Theoretical Archaeology Group (TAG) Conference, UCL Institute of Archaeology, London, 16-18 December 2019
Session organised by:
Ana Catarina Vital (UCL Institute of Archaeology, email@example.com)
Gwendoline Maurer (UCL Institute of Archaeology, firstname.lastname@example.org)
Recent years have seen an increase in political narratives and propaganda focused on boundaries, borders and walls, primarily based on a mentality of ‘us’ versus ‘them’. This rhetoric often makes use of archaeological data to support essentialist claims about populations and identity in the past and the present.

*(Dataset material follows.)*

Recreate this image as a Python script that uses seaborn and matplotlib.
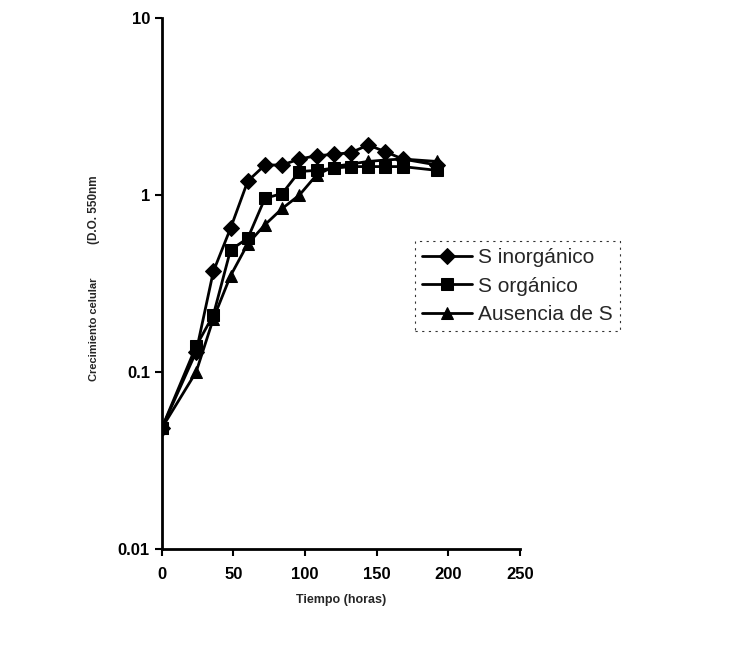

At the same time, contemporary archaeological research has seen a resurgence of studies into prehistoric demography, driven by cross-disciplinary methods and techniques. Looking closely at issues of human migration and cross-cultural interaction across time and space, this session aims to highlight both the value of archaeology as a tool for challenging current attitudes towards migrants, and the ethics of undertaking research that may be used to support nativist claims. To this end, the session invites papers that develop new archaeological narratives on co-existence, co-operation, conflict and/or exchange between different communities, thus demonstrating the significance of cross-cultural interaction to the human condition, as well as the long term benefits of hybrid or ‘mixed’ communities. These narratives should however be placed firmly in the current socio-political context. What are the contemporary implications and entanglements of archaeological research focused on questions of demography, migration, and interaction? To enable this dialogue, we particularly welcome papers that approach these issues through a broad array of archaeological methods, including archaeological sciences (zooarchaeology, geoarchaeology, archaeobotany, osteoarchaeology), material culture studies (ceramics, lithics and metallurgy), and anthropological studies. We seek to discuss these topics from a broad temporal and geographical perspective, covering examples from the Palaeolithic to the Modern era, and from a diverse array of regions around the Globe. We particularly seek case studies from the Americas, Africa, Middle East, Asia, and Oceania.
We encourage early career researchers, women and minorities to apply.
Keywords: Cross-cultural interaction, Human migration, Diaspora, Populism
Format: Combination of standard paper session and panel debate. 7 papers max with extended time for responses and discussion.